Many in Norwalk may only view the collective cost of car accidents in terms of loss of life. This point of view is understandable, given that the only thing that cannot be fully compensated for following such an accident is the loss of a loved one. Yet this perspective also does not take into account the massive financial toll that car accidents can exact. Few likely realize that (according to information shared by Safer America) car accidents in America have a net financial impact of over $242 billion annually.
Such expenses are often frustrating for accident victims to have to deal with. Their frustrations are likely compounded if they find out that those who hit them had a history of reckless or poor driving. If that discovery also reveals that the vehicles they were driving were not their own, but rather entrusted to them by others, victims may rightly question if those who granted said drivers access to vehicles should also share in their liability.

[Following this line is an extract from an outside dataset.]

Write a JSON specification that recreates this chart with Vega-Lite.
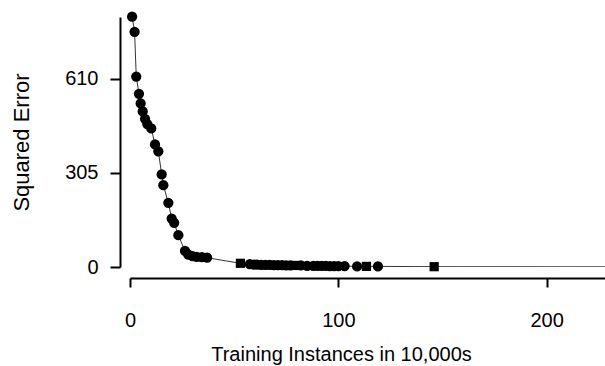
{
  "$schema": "https://vega.github.io/schema/vega-lite/v6.json",
  "width": 475,
  "height": 250,
  "autosize": {"type": "none"},
  "padding": {"left": 130, "top": 17, "right": 0, "bottom": 99},
  "background": "white",
  "config": {
    "view": {"stroke": null},
    "font": "Liberation Sans"
  },
  "data": {
    "values": [
      {"x": 1.0, "y": 811, "shape": "circle"},
      {"x": 2.2, "y": 762, "shape": "circle"},
      {"x": 3.0, "y": 617, "shape": "circle"},
      {"x": 4.3, "y": 561, "shape": "circle"},
      {"x": 5.1, "y": 530, "shape": "circle"},
      {"x": 6.1, "y": 504, "shape": "circle"},
      {"x": 7.2, "y": 480, "shape": "circle"},
      {"x": 8.3, "y": 463, "shape": "circle"},
      {"x": 10.2, "y": 449, "shape": "circle"},
      {"x": 12, "y": 397, "shape": "circle"},
      {"x": 13.6, "y": 375, "shape": "circle"},
      {"x": 15.2, "y": 300, "shape": "circle"},
      {"x": 16, "y": 265, "shape": "circle"},
      {"x": 18.4, "y": 208, "shape": "circle"},
      {"x": 20, "y": 157, "shape": "circle"},
      {"x": 21.2, "y": 143, "shape": "circle"},
      {"x": 23.2, "y": 103, "shape": "circle"},
      {"x": 26.4, "y": 52, "shape": "circle"},
      {"x": 28, "y": 40, "shape": "circle"},
      {"x": 30, "y": 35, "shape": "circle"},
      {"x": 32, "y": 33, "shape": "circle"},
      {"x": 34.5, "y": 32, "shape": "circle"},
      {"x": 37, "y": 30, "shape": "circle"},
      {"x": 53, "y": 12, "shape": "square"},
      {"x": 57.5, "y": 9, "shape": "circle"},
      {"x": 59.5, "y": 8, "shape": "circle"},
      {"x": 61, "y": 8, "shape": "circle"},
      {"x": 63, "y": 7, "shape": "circle"},
      {"x": 65, "y": 7, "shape": "circle"},
      {"x": 67, "y": 7, "shape": "circle"},
      {"x": 69, "y": 6, "shape": "circle"},
      {"x": 71, "y": 6, "shape": "circle"},
      {"x": 73, "y": 6, "shape": "circle"},
      {"x": 75, "y": 5, "shape": "circle"},
      {"x": 77, "y": 5, "shape": "circle"},
      {"x": 79, "y": 5, "shape": "square"},
      {"x": 82, "y": 5, "shape": "circle"},
      {"x": 85, "y": 4, "shape": "circle"},
      {"x": 88, "y": 4, "shape": "circle"},
      {"x": 90, "y": 4, "shape": "circle"},
      {"x": 92, "y": 4, "shape": "circle"},
      {"x": 94, "y": 4, "shape": "circle"},
      {"x": 96, "y": 3, "shape": "circle"},
      {"x": 98, "y": 3, "shape": "circle"},
      {"x": 100, "y": 3, "shape": "circle"},
      {"x": 103, "y": 3, "shape": "circle"},
      {"x": 109, "y": 2, "shape": "circle"},
      {"x": 113.5, "y": 2, "shape": "square"},
      {"x": 119, "y": 2, "shape": "circle"},
      {"x": 146, "y": 1, "shape": "square"},
      {"x": 260, "y": 0.5, "shape": "none"}
    ]
  },
  "layer": [
    {
      "mark": {"type": "line", "color": "black", "strokeWidth": 0.8, "clip": true},
      "encoding": {
        "x": {"field": "x", "type": "quantitative"},
        "y": {"field": "y", "type": "quantitative"}
      }
    },
    {
      "transform": [{"filter": "datum.shape !== 'none'"}],
      "mark": {"type": "point", "filled": true, "color": "black", "opacity": 1},
      "encoding": {
        "x": {
          "field": "x", "type": "quantitative",
          "scale": {"domain": [0, 228], "nice": false, "zero": false},
          "axis": {
            "title": "Training Instances in 10,000s",
            "values": [0, 100, 200],
            "grid": false,
            "offset": 11,
            "labelFlush": false,
            "domainColor": "black", "domainWidth": 2,
            "tickColor": "black", "tickWidth": 2, "tickSize": 9,
            "labelFontSize": 20, "labelColor": "black", "labelPadding": 23,
            "labelFont": "Liberation Sans",
            "titleFontSize": 20, "titleFontWeight": "normal", "titleColor": "black",
            "titleFont": "Liberation Sans", "titlePadding": 14,
            "titleX": 211, "titleAlign": "center"
          }
        },
        "y": {
          "field": "y", "type": "quantitative",
          "scale": {"domain": [0, 810], "nice": false, "zero": true},
          "axis": {
            "title": "Squared Error",
            "values": [0, 305, 610],
            "grid": false,
            "offset": 10,
            "labelFlush": false,
            "domainColor": "black", "domainWidth": 2,
            "tickColor": "black", "tickWidth": 2, "tickSize": 10,
            "labelFontSize": 20, "labelColor": "black", "labelPadding": 12,
            "labelFont": "Liberation Sans",
            "titleFontSize": 22, "titleFontWeight": "normal", "titleColor": "black",
            "titleFont": "Liberation Sans", "titlePadding": 31
          }
        },
        "shape": {
          "field": "shape", "type": "nominal",
          "scale": {"domain": ["circle", "square"], "range": ["circle", "square"]},
          "legend": null
        },
        "size": {
          "field": "shape", "type": "nominal",
          "scale": {"domain": ["circle", "square"], "range": [105, 85]},
          "legend": null
        }
      }
    }
  ]
}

The legal doctrine of negligent entrustment does indeed allow vicarious liability to be assigned to such parties in these situations. Connecticut Superior Court rulings have established the standard by which negligent entrustment is applied to car accidents that occur in the state. It is as follows: “The essential elements of the tort of negligent entrustment of an automobile [are] that the entrustor knows or ought reasonably to know that one to whom he entrusts it is so incompetent to operate it upon the highways that the former ought to reasonably anticipate the likelihood of injury to others by reason of that incompetence, and such incompetence does result in injury.” Per this standard, the vehicle owner does err in simply loaning the vehicle, but rather doing so to one they know to be a poor driver.